Col de Peyresourde / Peyragudes (category one, stage 15)
The Vuelta crosses the border into Tour de France country for a visit to the Peyragudes ski station and a passage of the climb that precedes it, the Col de Peyresourde. The Peyresourde alone is a challenge, but with Peyragudes tagged on at the end, the duo present a spectacular summit finish and a stern, category-one test totalling 16.7km in length. The hardest part of the climb is a 13 per cent ramp right at the foot of the Peyresourde, but the GC contenders will probably save their attacks until around the 9km mark, when they will look to open a gap leading over the summit, recover on the subsequent short descent and then go again on the drag to Peyragudes. The test is amplified by the fact this climbing double-bill comes at the end of a bruising 224.9km day containing three other category-one climbs.
Aramon Formigal (category one, stage 16)
The 2013 Vuelta’s final test in the Pyrenees sees the riders tackle the undulating, category-one ascent to the Aramon Formigal ski resort.

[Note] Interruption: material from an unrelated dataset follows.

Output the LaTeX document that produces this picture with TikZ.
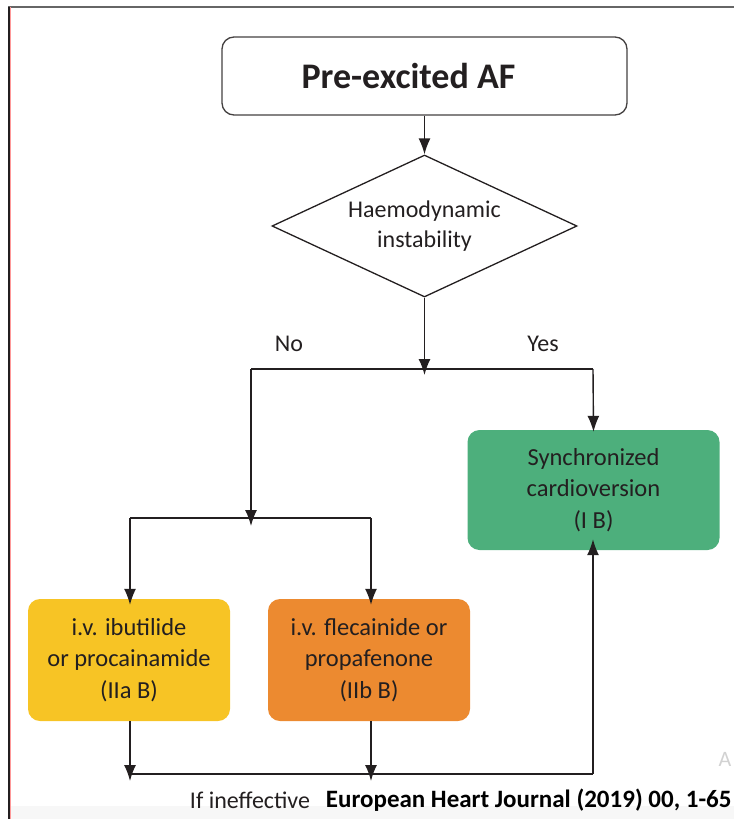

This is not your average European cycle climb, because rather than being a continuous rise up the side of a mountain, the 15.8km total distance includes 2.5km of flat and two short downhill sections. The steepest ramp, of 9.5 per cent, comes at around the half-way mark and could provide an ideal launch pad for attacks.
Pena Cabarga (category one, stage 18)
The first of three back-to-back summit finishes, the category-one Pena Cabarga is far from the longest climb of the Vuelta, but it is one of the steepest. Other than a half-kilometre section after 3.5km where the road momentarily flattens out, the ascent is seldom drops below eight per cent in gradient and frequently rises up into double figures. However, the worst part of the climb, a 20 per cent ramp, arrives inside the last 1km, paving the way for late attacks and a thrilling finale to both the stage and climb.
Alto de L’Angliru (especial category, stage 20)
The fearsome Angliru is quite simply one of the hardest cycle climbs in the world, a genuine rival to the likes of Italy’s Passo di Mortirolo and Monte Zoncolan and Austria’s Kitzbuheler Horn. It averages 10.2 per cent in gradient over its 12.2km course and ascends for more than 1,200 vertical metres, but that doesn’t tell the full story of a climb that sends shivers down the spine of professional and amateur riders alike. Having wrestled their way up the first 9.5km, hell then breaks loose on the Angliru with a 1.5km section that rears up through 16 per cent, 19 per cent, 21 per cent and, finally, a leg-snapping maximum gradient of 23.5 per cent, ensuring the crux of this brutal test comes just when protagonists are at their most fatigued. It then eases off a touch, before ramping back up to 21 per cent just before topping out and a flat run to the finish line. A truly epic test.